The cultural reception of "Song 2" was a study in beautiful contradictions.
Released as the second single from the album in June 1997, it reached number two on the UK Singles Chart — kept from the top spot, fittingly, by the forces of pop.
But it was in America where the song performed its most unlikely trick.
The very country whose musical idioms Blur were satirizing embraced the track with open arms, sending it to number six on the Billboard Modern Rock chart and making it the band's biggest US hit by a vast margin.
It became inescapable: a fixture on MTV, a staple of alternative radio, and almost immediately, a go-to anthem for sporting events and advertising campaigns.
Critics recognized the album as a bold reinvention, and "Song 2" became its calling card — proof that Blur could be as visceral and immediate as any band on either side of the Atlantic.
The NME and Melody Maker hailed the self-titled record as a creative triumph, and "Song 2" won an NME Award for Best Single.
The legacy of "Song 2" extends far beyond its chart positions or critical plaudits.

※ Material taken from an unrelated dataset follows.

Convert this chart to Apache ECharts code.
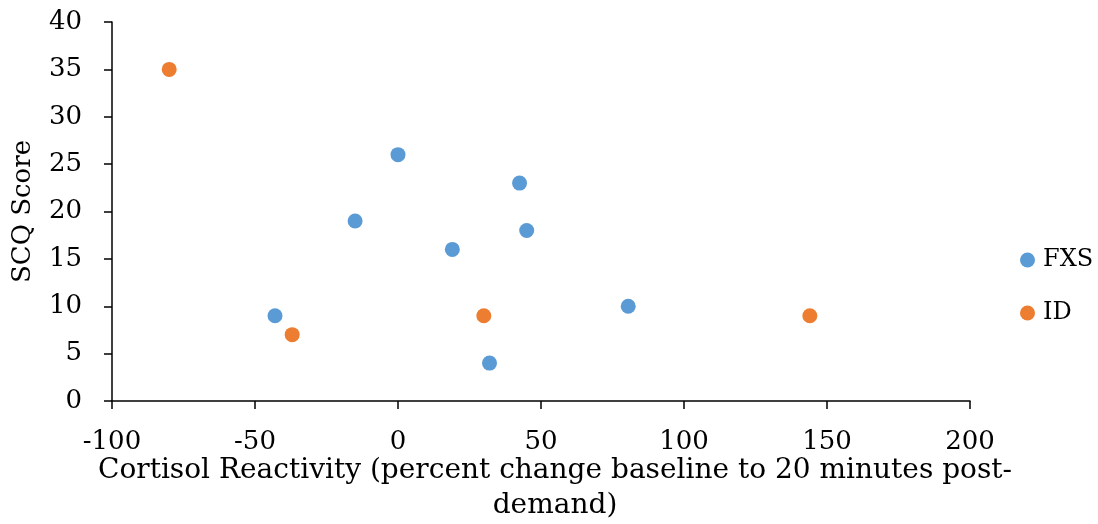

It has become one of those rare songs that transcends its genre, its era, and even its own band's discography to exist as a piece of pure, universal sonic adrenaline.
The "Woo-hoo!" hook has been licensed hundreds of times — for football stadiums, video games, television commercials, and Hollywood films — becoming a Pavlovian trigger for excitement itself.
Yet what makes the song endure is its paradox: it was written as a joke, a tossed-off critique of empty noise, and it became the most joyously noisy two minutes of the 1990s.
It proved that Blur were far more than Britpop also-rans trading on English charm; they were fearless shape-shifters capable of reinvention on a dime.
In the broader history of British rock, "Song 2" stands as a hinge point — the moment when the insular parochialism of mid-'90s guitar pop cracked open to let the world rush in.
Twenty-five years on, it still hits like a jumbo jet to the skull, and we still can't help but scream along.